After all, those 8,000 down-and-out youth are hardly the only ones in need of summer – and long-term – employment. And if last year’s 9,500 summer jobs is now slated to drop far below that figure this summer because of cyclical and structural factors in the regional economy as we enter a serious recession, what can we expect will happen to all these unemployed kids?
Simple. Rather than have a city with full employment, and a rising standard of living for all, as we would with a real social safety net, we will instead get rising levels of poverty for over a quarter of Boston’s families – and rising crime, including serious crime like homicides, across the city.
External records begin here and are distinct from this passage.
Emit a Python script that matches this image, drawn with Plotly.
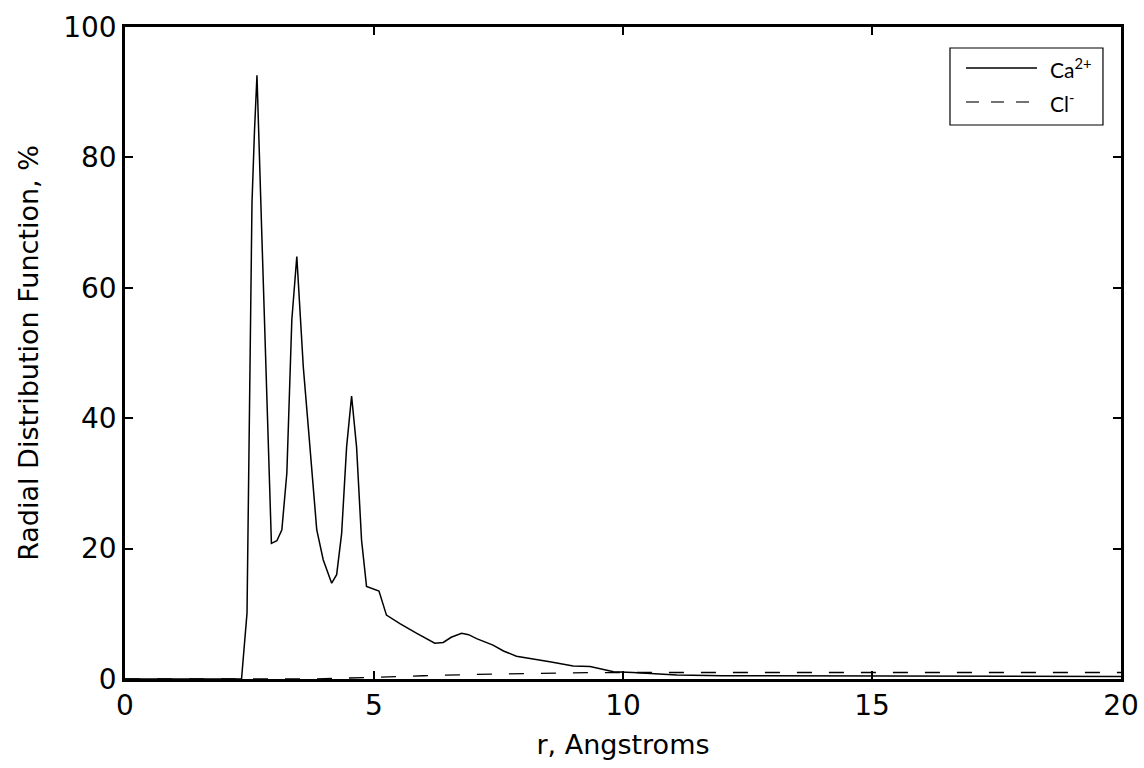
import plotly.graph_objects as go

# Ca2+ radial distribution function (r in Angstroms, value in %)
r_ca = [0, 2.34, 2.45, 2.55, 2.60, 2.65, 2.75, 2.85, 2.94, 3.05, 3.15, 3.25, 3.35, 3.45,
        3.58, 3.68, 3.85, 3.98, 4.15, 4.25, 4.35, 4.45, 4.55, 4.65, 4.75, 4.85, 5.02,
        5.10, 5.25, 5.52, 5.86, 6.05, 6.22, 6.39, 6.55, 6.76, 6.90, 7.06, 7.39, 7.60,
        7.86, 8.53, 9.00, 9.34, 9.81, 10.2, 11.08, 12, 14, 16, 18, 20]
g_ca = [0, 0, 10.1, 73.0, 84.0, 92.6, 67.5, 44.0, 20.8, 21.2, 22.9, 31.6, 55.1, 64.8,
        47.9, 38.7, 22.9, 18.3, 14.7, 16.0, 22.3, 35.6, 43.4, 35.6, 21.3, 14.2, 13.7,
        13.5, 9.8, 8.5, 7.0, 6.2, 5.5, 5.6, 6.4, 7.0, 6.8, 6.2, 5.2, 4.3,
        3.5, 2.65, 2.0, 1.9, 1.1, 1.0, 0.6, 0.5, 0.45, 0.4, 0.4, 0.4]

# Cl- radial distribution function
r_cl = [0, 3.8, 4.5, 5, 6, 7, 8, 9, 10, 11, 20]
g_cl = [0, 0, 0.15, 0.3, 0.5, 0.7, 0.85, 0.95, 1.0, 1.0, 1.0]

x_ticks = [0, 5, 10, 15, 20]
y_ticks = [0, 20, 40, 60, 80, 100]
series_names = ["Ca<sup>2+</sup>", "Cl<sup>-</sup>"]

CL_DASH = "15px,17px"

fig = go.Figure()
fig.add_trace(go.Scatter(x=r_ca, y=g_ca, mode="lines", name=series_names[0],
                         line=dict(color="black", width=1.5)))
fig.add_trace(go.Scatter(x=r_cl, y=g_cl, mode="lines", name=series_names[1],
                         line=dict(color="black", width=1.3, dash=CL_DASH)))

axis_common = dict(showgrid=False, zeroline=False, showline=True, linecolor="black",
                   linewidth=2.5, mirror="allticks", ticks="inside", ticklen=8,
                   tickwidth=1.5, tickcolor="black", automargin=False,
                   tickfont=dict(family="DejaVu Sans", size=28, color="black"))

fig.update_xaxes(range=[0, 20], tickvals=x_ticks,
                 title=dict(text="r, Angstroms", font=dict(family="DejaVu Sans", size=27, color="black"),
                            standoff=14),
                 **axis_common)
fig.update_yaxes(range=[0, 100], tickvals=y_ticks,
                 title=dict(text="Radial Distribution Function, %",
                            font=dict(family="DejaVu Sans", size=27, color="black"), standoff=17),
                 **axis_common)

# Legend drawn as a framed box in the upper right of the plot area (paper coords)
box = dict(x0=0.8283, x1=0.9819, y0=0.8497, y1=0.9678)
row_y = [0.9371, 0.8850]
line_x = [0.8444, 0.9157]
text_x = 0.9267
fig.add_shape(type="rect", xref="paper", yref="paper", **box,
              line=dict(color="black", width=1.2), fillcolor="white", layer="above")
fig.add_shape(type="line", xref="paper", yref="paper", x0=line_x[0], x1=line_x[1],
              y0=row_y[0], y1=row_y[0], line=dict(color="black", width=1.5), layer="above")
fig.add_shape(type="line", xref="paper", yref="paper", x0=line_x[0], x1=line_x[1],
              y0=row_y[1], y1=row_y[1], line=dict(color="#444", width=1.5, dash="13px,12px"),
              layer="above")
for name, yy in zip(series_names, row_y):
    fig.add_annotation(x=text_x, y=yy, xref="paper", yref="paper", text=name,
                       showarrow=False, xanchor="left", yanchor="middle",
                       font=dict(family="Lato", size=21, color="black"))

fig.update_layout(
    width=1144, height=768,
    margin=dict(l=125, r=23, t=27, b=89),
    plot_bgcolor="white", paper_bgcolor="white",
    showlegend=False,
)

# Remove the default 8px page margin so the figure fills the window exactly
fig.write_html("out.html", config={"displayModeBar": False},
               post_script="document.body.style.margin='0';document.body.style.overflow='hidden';")
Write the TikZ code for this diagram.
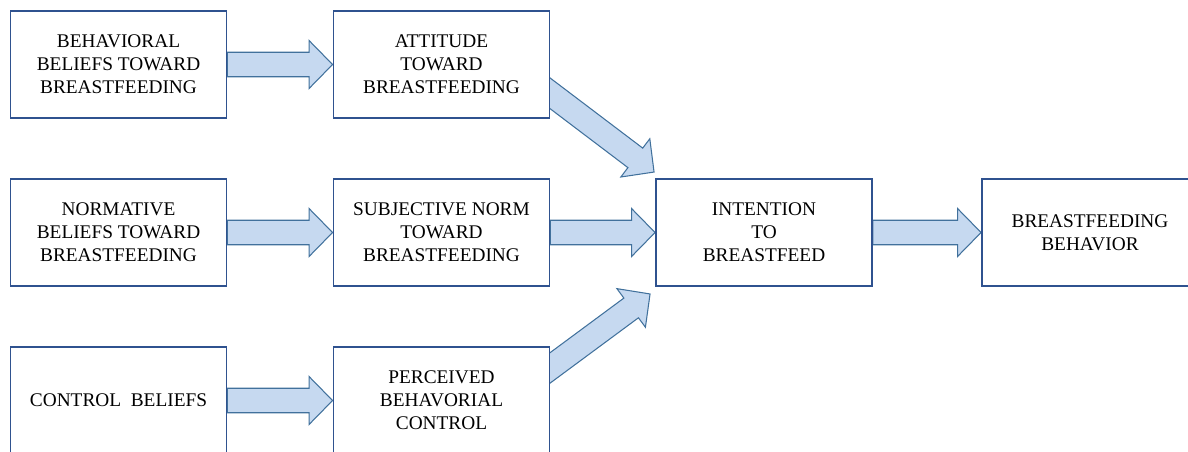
\documentclass[tikz,border=0pt]{standalone}
\usepackage{fontspec}
\setmainfont{Liberation Serif}
\newfontfamily\timesfont{Liberation Serif}
\usetikzlibrary{calc,backgrounds}
\definecolor{boxblue}{RGB}{47,82,143}
\definecolor{arrfill}{RGB}{198,217,240}
\definecolor{arrline}{RGB}{65,113,156}

\begin{document}
\begin{tikzpicture}[x=0.02cm,y=-0.02cm,
		box/.style={draw=boxblue,line width=1.1pt,fill=white,minimum width=4.32cm,minimum height=2.14cm,align=center,inner sep=0pt,font=\timesfont\fontsize{11}{13}\selectfont},
		blockarr/.style={draw=arrline,line width=0.6pt,fill=arrfill,line join=miter}]
		\useasboundingbox (0,0) rectangle (1188,451);
		\clip (0,0) rectangle (1188,451);

		\node[box] at (118.5,64.5)(bb){BEHAVIORAL\\BELIEFS TOWARD\\BREASTFEEDING};
		\node[box] at (441.5,64.5)(att){ATTITUDE\\TOWARD\\BREASTFEEDING};
		\node[box] at (118.5,232.5)(nb){NORMATIVE\\BELIEFS TOWARD\\BREASTFEEDING};
		\node[box] at (441.5,232.5)(sn){SUBJECTIVE NORM\\TOWARD\\BREASTFEEDING};
		\node[box] at (118.5,400.5)(cb){CONTROL\ \ BELIEFS};
		\node[box] at (441.5,400.5)(pbc){PERCEIVED\\BEHAVORIAL\\CONTROL};
		\node[box] at (764,232.5)(int){INTENTION\\TO\\BREASTFEED};
		\node[box] at (1090,232.5)(beh){BREASTFEEDING\\BEHAVIOR};

		\coordinate (a1) at ($(att.east)+(-12,20)$);
		\coordinate (a2) at ($(int.north west)+(-1,-6)$);
		\coordinate (p1) at ($(pbc.east)+(-12,-24)$);
		\coordinate (p2) at ($(int.south west)+(-5,7)$);

		\begin{scope}[on background layer]
		\foreach \s/\t in {bb.east/att.west,nb.east/sn.west,cb.east/pbc.west,sn.east/int.west,int.east/beh.west,a1/a2,p1/p2}{
			\coordinate (h) at ($(\t)!0.47cm!(\s)$);
			\path[blockarr] ($(\s)!0.245cm!90:(\t)$) -- ($(h)!0.245cm!90:(\t)$) -- ($(h)!0.48cm!90:(\t)$) -- (\t)
				-- ($(h)!0.48cm!-90:(\t)$) -- ($(h)!0.245cm!-90:(\t)$) -- ($(\s)!0.245cm!-90:(\t)$) -- cycle;
		}
		\end{scope}
	\end{tikzpicture}
\end{document}
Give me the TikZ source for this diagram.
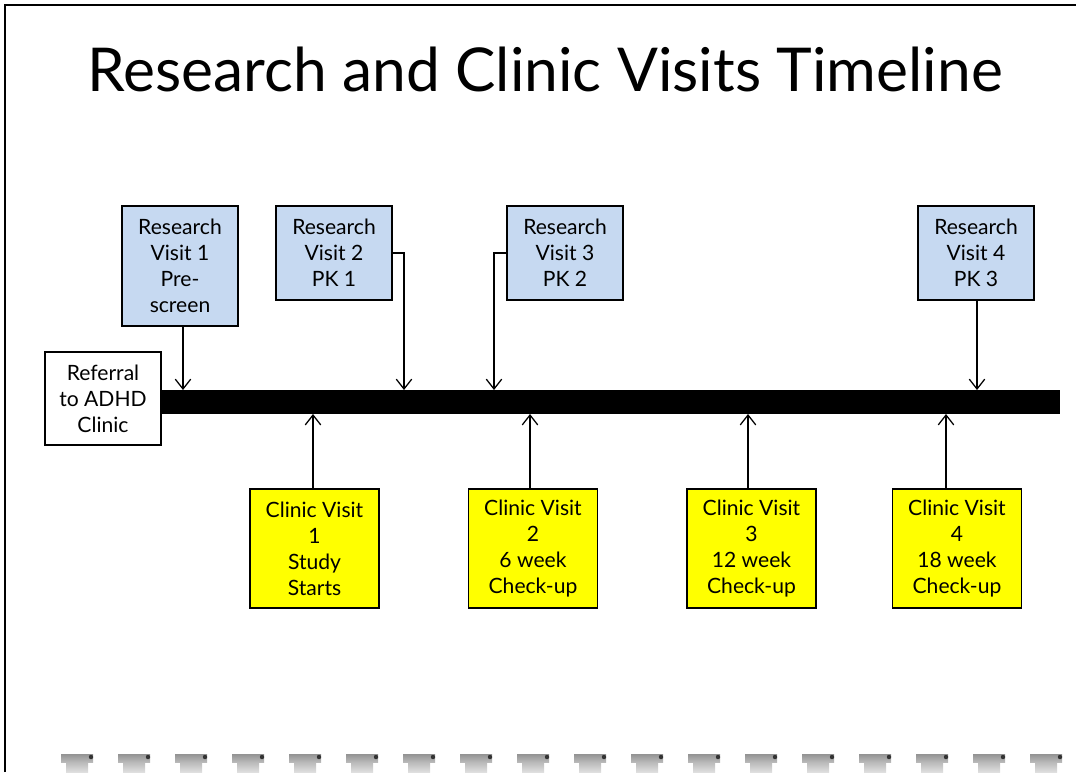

So it seems that, once again, profit trumps people. Rather than reinstitute progressive taxation at all levels of government to pay for the public services we need to have a good society, our corporate-dominated government would just assume let society go to hell as long as profits keep flowing. And perhaps it’s just a bit ironic that the chicken coop that is city government allows foxes like the Boston Private Industry Council to guard the economic welfare of our young people at the same time that such corporate lobby groups fight tooth-and-nail to prevent the expansion of needed social programs across the board. But that’s a discussion for another day. As is a serious look at overall unemployment figures for Boston and environs.
However, there's still time to act in this case. Mayor Menino needs to seriously get on the stick with what he has long considered one of his policy priorities, and find public money to create a real public jobs program to make sure that every young person that needs a living-wage job this summer will have one. It seems likely that there are two or three things in our fair city that young people in such a program might be able to spruce up, no?